Yep the server exploded. Rock! A daughter card, which apparently assists the mainframe in communicating with the network interface card, had gone 'splode and leaked oil everywhere. So Josh had to order a new part from his supplier, which fortunately was also under contract. That began Waiting Game 2: Electric Boogaloo. Turns out Dell (Yeah, we're on a Dell...sigh...) determined that because the part was ordered Saturday, that didn't count as a "day" according to them, and while the part should have arrived Monday it didn't until Tuesday. So there was an encore performance on the end of Waiting Game 2: Electric Boogaloo, none of which was particularly enticing except for the Bollywood part.
So Josh finally managed to get back down to the datacenter to look into things once the new part was installed and was simply unable to get things up and running.
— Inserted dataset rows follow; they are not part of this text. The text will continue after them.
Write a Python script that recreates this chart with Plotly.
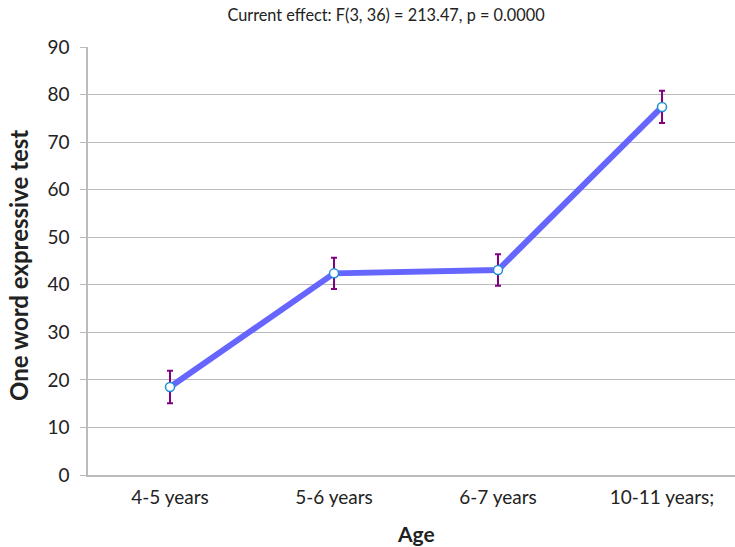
import plotly.graph_objects as go

categories = ["4-5 years", "5-6 years", "6-7 years", "10-11 years;"]
means = [18.5, 42.4, 43.1, 77.4]
errors = [3.4, 3.3, 3.3, 3.4]
title_text = "Current effect: F(3, 36) = 213.47, p = 0.0000"
x_title = "Age"
y_title = "One word expressive test"

FONT = "Lato, Carlito, Open Sans, sans-serif"

fig = go.Figure()
fig.add_trace(go.Scatter(
    x=list(range(len(categories))), y=means,
    mode="lines+markers",
    line=dict(color="#6666FF", width=6),
    marker=dict(size=9, color="white", line=dict(color="#1E90D8", width=1.5)),
    error_y=dict(type="data", array=errors, visible=True, color="#800080",
                 thickness=2, width=3),
    showlegend=False,
))

fig.update_layout(
    width=735, height=547,
    margin=dict(l=88, r=0, t=47, b=72, autoexpand=False),
    paper_bgcolor="white", plot_bgcolor="white",
    font=dict(family=FONT, color="#222222"),
    title=dict(text=title_text, x=386 / 735, xanchor="center", xref="container",
               y=1 - 15 / 547, yanchor="middle", yref="container",
               font=dict(size=16.3, family=FONT, color="#222222")),
)
fig.add_annotation(text="<b>%s</b>" % x_title, xref="paper", yref="paper",
                   x=(416 - 88) / 647, y=-(533 - 475) / 428,
                   xanchor="center", yanchor="middle", showarrow=False,
                   font=dict(size=21, family=FONT, color="#222222"))
fig.add_annotation(text="<b>%s</b>" % y_title, xref="paper", yref="paper",
                   x=-(88 - 18) / 647, y=(475 - 266) / 428, textangle=-90,
                   xanchor="center", yanchor="middle", showarrow=False,
                   font=dict(size=24, family=FONT, color="#222222"))
fig.update_xaxes(
    tickmode="array", tickvals=list(range(len(categories))), ticktext=categories,
    range=[-0.5, 3.445], showgrid=False, zeroline=False, automargin=False,
    showline=True, linecolor="#BBBBBB", linewidth=1.5,
    ticks="", tickfont=dict(size=19, family=FONT), ticklabelstandoff=4,
)
fig.update_yaxes(
    range=[0, 90], dtick=10, showgrid=True, gridcolor="#BBBBBB", gridwidth=1,
    zeroline=False, showline=True, linecolor="#BBBBBB", linewidth=1.5,
    automargin=False,
    ticks="outside", ticklen=6, tickcolor="#BBBBBB",
    tickfont=dict(size=19, family=FONT), ticklabelstandoff=7,
)

fig.write_html("out.html", config={"displayModeBar": False},
               post_script="document.body.style.margin='0px';")
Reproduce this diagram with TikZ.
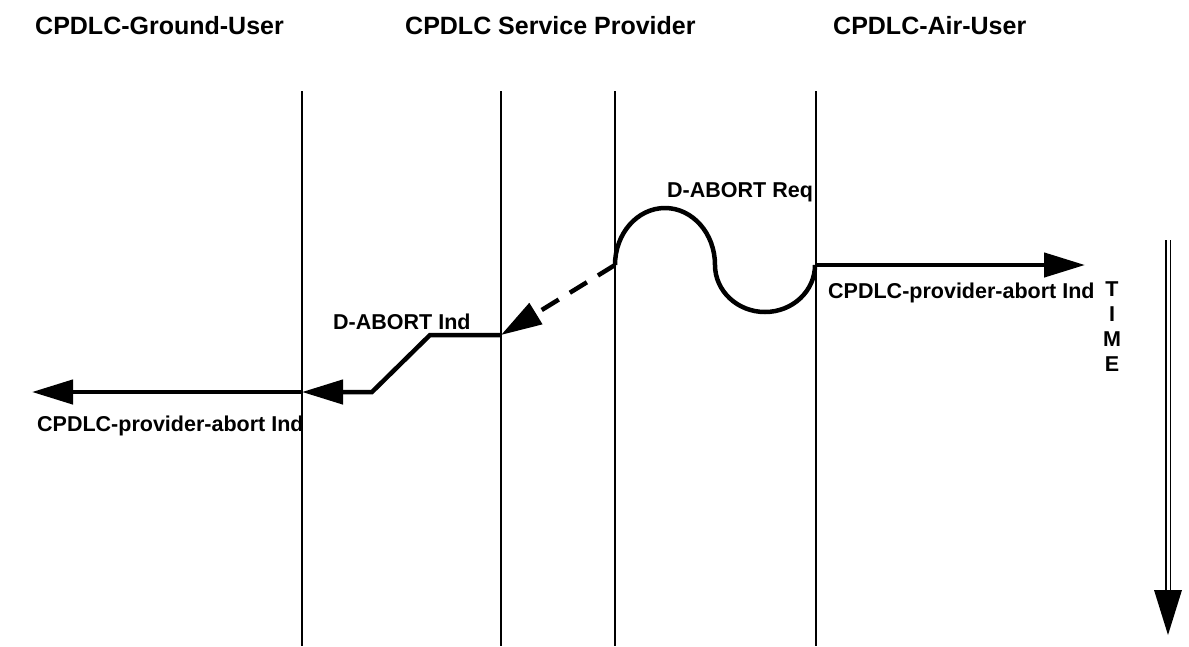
\documentclass[tikz,border=0pt]{standalone}
\usepackage{fontspec}
\setmainfont{Liberation Sans}
\usetikzlibrary{arrows.meta}
\begin{document}
\begin{tikzpicture}[x=1pt,y=-1pt,
  life/.style={line width=1.8pt},
  msg/.style={line width=4.5pt,-{Triangle[length=41pt,width=24pt]}},
  hump/.style={line width=4.5pt},
  ttl/.style={font=\fontsize{25}{30}\selectfont\bfseries,anchor=base west,inner sep=0pt},
  lbl/.style={font=\fontsize{21.5}{26}\selectfont\bfseries,anchor=base west,inner sep=0pt},
  tletter/.style={font=\fontsize{21.5}{26}\selectfont\bfseries,anchor=base,inner sep=0pt}]
\useasboundingbox (0,0) rectangle (1189,646);

% column headings
\node[ttl] (hGround) at (35,34) {CPDLC-Ground-User};
\node[ttl] (hProvider) at (405,34) {CPDLC Service Provider};
\node[ttl] (hAir) at (833,34) {CPDLC-Air-User};

% life lines
\coordinate (gT) at (302,91);  \coordinate (gB) at (302,646);
\coordinate (p1T) at (501,91); \coordinate (p1B) at (501,646);
\coordinate (p2T) at (615,91); \coordinate (p2B) at (615,646);
\coordinate (aT) at (816,91);  \coordinate (aB) at (816,646);
\draw[life] (gT) -- (gB);
\draw[life] (p1T) -- (p1B);
\draw[life] (p2T) -- (p2B);
\draw[life] (aT) -- (aB);

% key points of the exchange
\coordinate (reqStart) at (615,265);
\coordinate (reqEnd) at (816,265);
\coordinate (airTip) at (1085,265);
\coordinate (indIn) at (501,335);
\coordinate (bendA) at (430,335);
\coordinate (bendB) at (372,392);
\coordinate (gndIn) at (302,392);
\coordinate (gndTip) at (32,392);

% D-ABORT request: wave across the provider
\draw[hump] (reqStart)
  arc[start angle=180,end angle=360,x radius=50,y radius=57]
  arc[start angle=180,end angle=0,x radius=50,y radius=47];

% indication to the air user
\draw[msg] (reqEnd) -- (airTip);

% aborted path to the ground side
\draw[msg,dash pattern=on 20pt off 13pt] (reqStart) -- (indIn);
\draw[msg,line join=miter] (indIn) -- (bendA) -- (bendB) -- (gndIn);
\draw[msg] (gndIn) -- (gndTip);

% labels
\node[lbl] (lReq) at (667,197) {D-ABORT Req};
\node[lbl] (lInd) at (333,329) {D-ABORT Ind};
\node[lbl] (lAir) at (828,298) {CPDLC-provider-abort Ind};
\node[lbl] (lGnd) at (37,431) {CPDLC-provider-abort Ind};

% time axis
\node[tletter] (t1) at (1112,296) {T};
\node[tletter] (t2) at (1112,321) {I};
\node[tletter] (t3) at (1112,346) {M};
\node[tletter] (t4) at (1112,371) {E};
\coordinate (timeTop) at (1168,240);
\coordinate (timeBase) at (1168,592);
\draw[line width=1.8pt,double,double distance=3pt] (timeTop) -- (timeBase);
\fill (1154,590) -- (1182,590) -- (1168,635) -- cycle;
\end{tikzpicture}
\end{document}
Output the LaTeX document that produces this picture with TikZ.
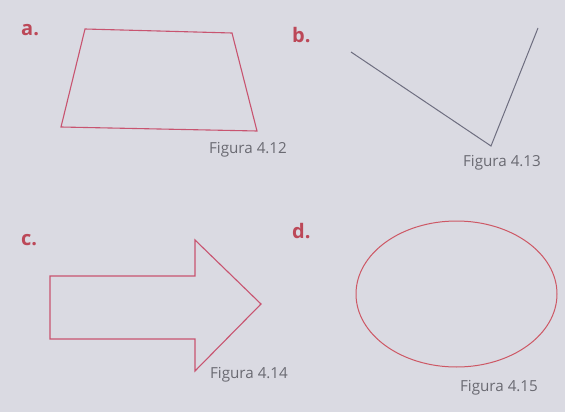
\documentclass[tikz,border=0pt]{standalone}
\usepackage{fontspec}
\setmainfont{Open Sans}
\begin{document}
\begin{tikzpicture}[x=1pt,y=-1pt,
  shapeline/.style={draw=figred, line width=1.1pt, line join=miter},
  letterlbl/.style={text=lblred, font=\fontsize{20}{22}\selectfont\bfseries, inner sep=0pt, anchor=west},
  caption/.style={text=capgray, font=\fontsize{15.2}{17}\selectfont, inner sep=0pt}]
\definecolor{figred}{HTML}{C85470}
\definecolor{lblred}{HTML}{BC4858}
\definecolor{capgray}{HTML}{6A6A72}
\definecolor{linegray}{HTML}{6E6E80}
\definecolor{paper}{HTML}{DADAE2}
\fill[paper] (0,0) rectangle (565,412);
\useasboundingbox (0,0) rectangle (565,412);
% a
\node[letterlbl] (la) at (21,30) {a.};
\draw[shapeline] (85,29) -- (232,33) -- (257,131) -- (61,127) -- cycle;
\node[caption] (ca) at (248,150) {Figura 4.12};
% b
\node[letterlbl] (lb) at (292,35) {b.};
\coordinate (b1) at (351,52);
\coordinate (b2) at (491,146);
\coordinate (b3) at (538,28);
\draw[draw=linegray, line width=1pt] (b1) -- (b2) -- (b3);
\node[caption] (cb) at (502,163) {Figura 4.13};
% c
\node[letterlbl] (lc) at (21,240) {c.};
\draw[shapeline] (50,276) -- (195,276) -- (195,240) -- (261,304) -- (195,371) -- (195,339) -- (50,339) -- cycle;
\node[caption] (cc) at (249,375) {Figura 4.14};
% d
\node[letterlbl] (ld) at (292,231) {d.};
\draw[draw=figred!90!orange, line width=1pt] (456.5,294) ellipse [x radius=100.5, y radius=73];
\node[caption] (cd) at (499,388) {Figura 4.15};
\end{tikzpicture}
\end{document}
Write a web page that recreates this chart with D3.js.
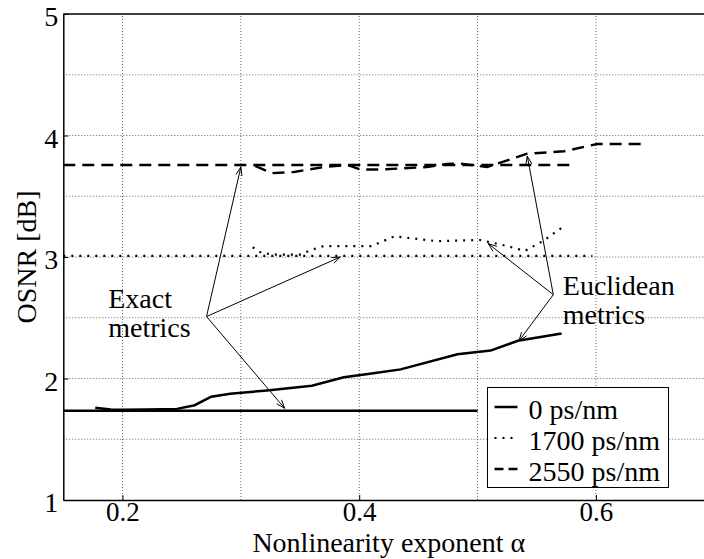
<!DOCTYPE html>
<html>
<head>
<meta charset="utf-8">
<script src="https://cdn.jsdelivr.net/npm/d3@7"></script>
<style>
  body { margin: 0; background: #fff; }
  text { font-family: "Liberation Serif", "Times New Roman", serif; fill: #000; }
</style>
</head>
<body>
<svg id="chart" width="704" height="559"></svg>
<script>
// ---- data ----
const xTicks = [0.2, 0.4, 0.6];
const xGrid = [0.2, 0.3, 0.4, 0.5, 0.6, 0.7];
const yTicks = [1, 2, 3, 4, 5];
const yGrid = [1.5, 2, 2.5, 3, 3.5, 4, 4.5];

const seriesNames = ["0 ps/nm", "1700 ps/nm", "2550 ps/nm"];

// exact metrics: flat lines
const exact0 = [[0.15, 1.735], [0.5, 1.735]];
const exact1700 = [[0.15, 3.01], [0.597, 3.01]];
const exact2550 = [[0.15, 3.757], [0.58, 3.757]];

// euclidean metrics
const euclid0 = [[0.177, 1.76], [0.19, 1.745], [0.2, 1.743], [0.22, 1.745], [0.246, 1.75],
  [0.261, 1.78], [0.275, 1.85], [0.291, 1.875], [0.32, 1.9], [0.36, 1.94], [0.387, 2.01],
  [0.409, 2.04], [0.435, 2.075], [0.483, 2.2], [0.511, 2.23], [0.534, 2.31], [0.571, 2.37]];
const euclid1700 = [[0.31, 3.08], [0.318, 3.03], [0.33, 3.02], [0.35, 3.02], [0.36, 3.06],
  [0.37, 3.09], [0.39, 3.09], [0.41, 3.09], [0.43, 3.17], [0.466, 3.13], [0.502, 3.14],
  [0.525, 3.09], [0.54, 3.05], [0.555, 3.13], [0.571, 3.24]];
const euclid2550 = [[0.312, 3.75], [0.326, 3.69], [0.345, 3.70], [0.37, 3.74], [0.39, 3.757],
  [0.401, 3.72], [0.418, 3.72], [0.457, 3.74], [0.474, 3.765], [0.485, 3.77], [0.508, 3.74],
  [0.542, 3.85], [0.573, 3.87], [0.601, 3.93], [0.639, 3.93]];

// annotation arrows: hub -> targets
const exactHub = [0.271, 2.51];
const exactTargets = [[0.30, 3.74], [0.384, 3.0], [0.337, 1.755]];
const euclidHub = [0.564, 2.69];
const euclidTargets = [[0.542, 3.83], [0.509, 3.11], [0.535, 2.31]];

// ---- layout ----
const svg = d3.select("#chart");
const margin = {top: 14, left: 63.3, bottom: 500};
const plotRight = 714.3;
const fontSize = 28;

const x = d3.scaleLinear().domain([0.15, 0.7]).range([margin.left, plotRight]);
const y = d3.scaleLinear().domain([1, 5]).range([margin.bottom, margin.top]);

// grid
svg.append("g")
  .selectAll("line")
  .data(xGrid)
  .join("line")
  .attr("x1", d => x(d)).attr("x2", d => x(d))
  .attr("y1", y(1)).attr("y2", y(5))
  .attr("stroke", "#666").attr("stroke-width", 1).attr("stroke-dasharray", "1,2");

svg.append("g")
  .selectAll("line")
  .data(yGrid)
  .join("line")
  .attr("x1", x(0.15)).attr("x2", x(0.7))
  .attr("y1", d => y(d)).attr("y2", d => y(d))
  .attr("stroke", "#666").attr("stroke-width", 1).attr("stroke-dasharray", "1,2");

// axes
const xAxis = svg.append("g")
  .attr("transform", `translate(0, ${y(1)})`)
  .call(d3.axisBottom(x).tickValues(xTicks).tickFormat(d3.format(".1f")).tickSizeInner(-5).tickSizeOuter(0).tickPadding(2));

const yAxis = svg.append("g")
  .attr("transform", `translate(${x(0.15)}, 0)`)
  .call(d3.axisLeft(y).tickValues(yTicks).tickFormat(d3.format("d")).tickSizeInner(-5).tickSizeOuter(0).tickPadding(5));

[xAxis, yAxis].forEach(g => {
  g.select(".domain").attr("stroke", "#000").attr("stroke-width", 1.5);
  g.selectAll(".tick line").attr("stroke", "#000");
  g.selectAll("text")
    .style("font-family", "Liberation Serif, serif")
    .style("font-size", "27px")
    .attr("fill", "#000");
});
yAxis.selectAll("text").attr("dy", "0.42em").style("font-size", fontSize + "px");

// top border
svg.append("line")
  .attr("x1", x(0.15)).attr("x2", x(0.7))
  .attr("y1", y(5)).attr("y2", y(5))
  .attr("stroke", "#000").attr("stroke-width", 1.5);

// series
const line = d3.line().x(d => x(d[0])).y(d => y(d[1]));
const styles = [
  {dash: null, width: 2.5},
  {dash: "2,6", width: 2.2},
  {dash: "12,7", width: 2.4}
];

const curves = [
  [exact0, 0], [euclid0, 0],
  [exact1700, 1], [euclid1700, 1],
  [exact2550, 2], [euclid2550, 2]
];

svg.append("g")
  .selectAll("path")
  .data(curves)
  .join("path")
  .attr("d", d => line(d[0]))
  .attr("fill", "none")
  .attr("stroke", "#000")
  .attr("stroke-width", d => styles[d[1]].width)
  .attr("stroke-dasharray", d => styles[d[1]].dash);

// arrows
function arrow(g, from, to) {
  const x1 = x(from[0]), y1 = y(from[1]), x2 = x(to[0]), y2 = y(to[1]);
  const ang = Math.atan2(y2 - y1, x2 - x1);
  const len = 9, spread = 0.35;
  g.append("line")
    .attr("x1", x1).attr("y1", y1).attr("x2", x2).attr("y2", y2)
    .attr("stroke", "#000").attr("stroke-width", 1);
  g.append("path")
    .attr("d", `M${x2 - len * Math.cos(ang - spread)},${y2 - len * Math.sin(ang - spread)}L${x2},${y2}L${x2 - len * Math.cos(ang + spread)},${y2 - len * Math.sin(ang + spread)}`)
    .attr("fill", "none").attr("stroke", "#000").attr("stroke-width", 1);
}
const ann = svg.append("g");
exactTargets.forEach(t => arrow(ann, exactHub, t));
euclidTargets.forEach(t => arrow(ann, euclidHub, t));

// annotation text
function label(px, py, lines) {
  const t = svg.append("text")
    .attr("x", x(px)).attr("y", y(py))
    .style("font-size", fontSize + "px");
  lines.forEach((s, i) => t.append("tspan").attr("x", x(px)).attr("dy", i === 0 ? 0 : 29).text(s));
}
label(0.188, 2.58, ["Exact", "metrics"]);
label(0.572, 2.687, ["Euclidean", "metrics"]);

// legend
const legend = svg.append("g").attr("transform", "translate(487.5, 387.5)");
legend.append("rect")
  .attr("width", 181).attr("height", 100)
  .attr("fill", "#fff").attr("stroke", "#000").attr("stroke-width", 1);

seriesNames.forEach((name, i) => {
  const cy = 19.5 + i * 31;
  legend.append("line")
    .attr("x1", 7).attr("x2", 30)
    .attr("y1", cy).attr("y2", cy)
    .attr("stroke", "#000")
    .attr("stroke-width", styles[i].width)
    .attr("stroke-dasharray", i === 2 ? "9,5" : (i === 1 ? "2,6" : null));
  legend.append("text")
    .attr("x", 41).attr("y", cy + 6.5)
    .attr("dy", "0.2em")
    .style("font-size", fontSize + "px")
    .text(name);
});

// axis titles
svg.append("text")
  .attr("x", (x(0.15) + x(0.7)) / 2)
  .attr("y", 552)
  .attr("text-anchor", "middle")
  .style("font-size", fontSize + "px")
  .text("Nonlinearity exponent α");

svg.append("text")
  .attr("transform", "rotate(-90)")
  .attr("x", -(y(1) + y(5)) / 2)
  .attr("y", 36)
  .attr("text-anchor", "middle")
  .style("font-size", fontSize + "px")
  .text("OSNR [dB]");
</script>
</body>
</html>
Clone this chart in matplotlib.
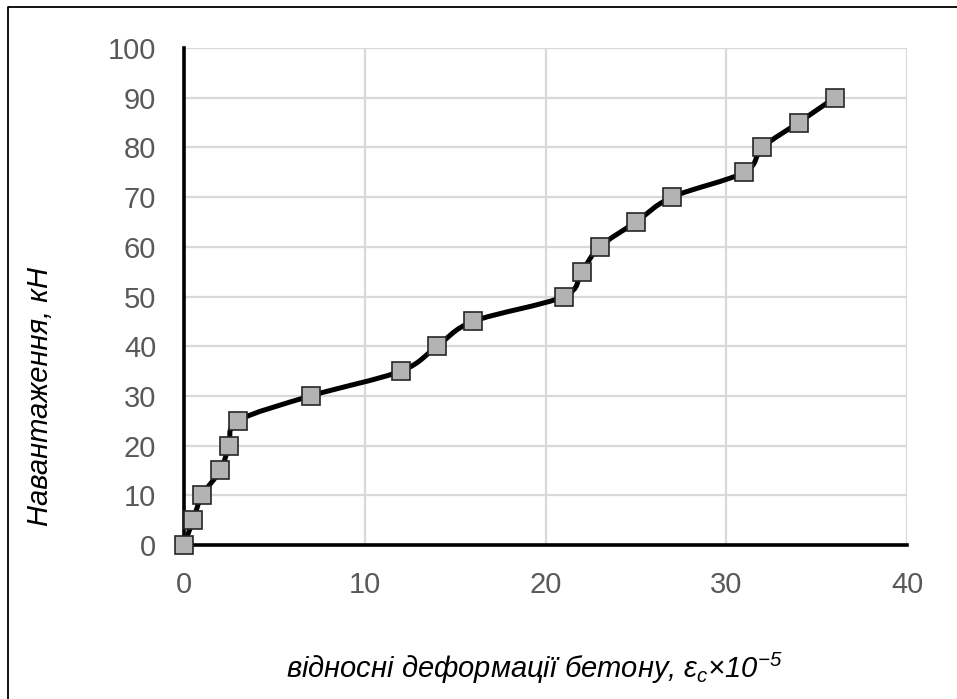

He and I had a lengthy email conversation about it and what to do, I came up with 90 ideas, he shot them down for reasons why they wouldn't work, I came up with 90 more, he had a few thoughts, we determined we'd take another crack at it. This was around last Wednesday so yeah, thus began Waiting Game 3: Return of the Jedi.
Fast forward past about 15-20 frustrated emails of me bitching him out and him in turn bitching me out and we reach yesterday. We finally determined the system update could not have caused the problems we experienced. We also determined that the broken daughter card likely was a simple byproduct as well. No, what we finally found out yesterday was that the primary data-holding partition on the server had become unmounted, the partition that holds the master boot record, primary and newly built kernels, the partition that is necessary for all new updates and the partition that had all the information for how to connect to the goddamned internet. Our conversation started yesterday around 3PM CST with him saying "This thing is hosed and we're going to have to wipe" and ended at 3:15 CST with him saying "Well you're online, I'm going home".
And now we're back online and angry as ever. I'm sure that, if pressured, POS or maybe NonCon could relate what I said above through the power of out-of-context manga illustrations.
If you want to help me and/or Josh any in the "Repay Jim For His Assistance" fund then you can always paypal a few bucks toward elandriel at gmail (dot) com -- one of the unfortunate reasons this took a while is none of us are paying clients (nuklear power forums, the RO server, etc) and as a result the priority level of this server as compared to other real life pursuits is somewhat lower. Not to say it's not important, I did impress upon Josh how very important it is to me, but unfortunately he (and I) don't get anything for these sites realistically, I'm not about to charge Brian for forums he doesn't particularly want, I can't charge people to play an unlicensed game server, and I don't have the money myself to pay for anything!
So yeah. That's the story in a nutshell.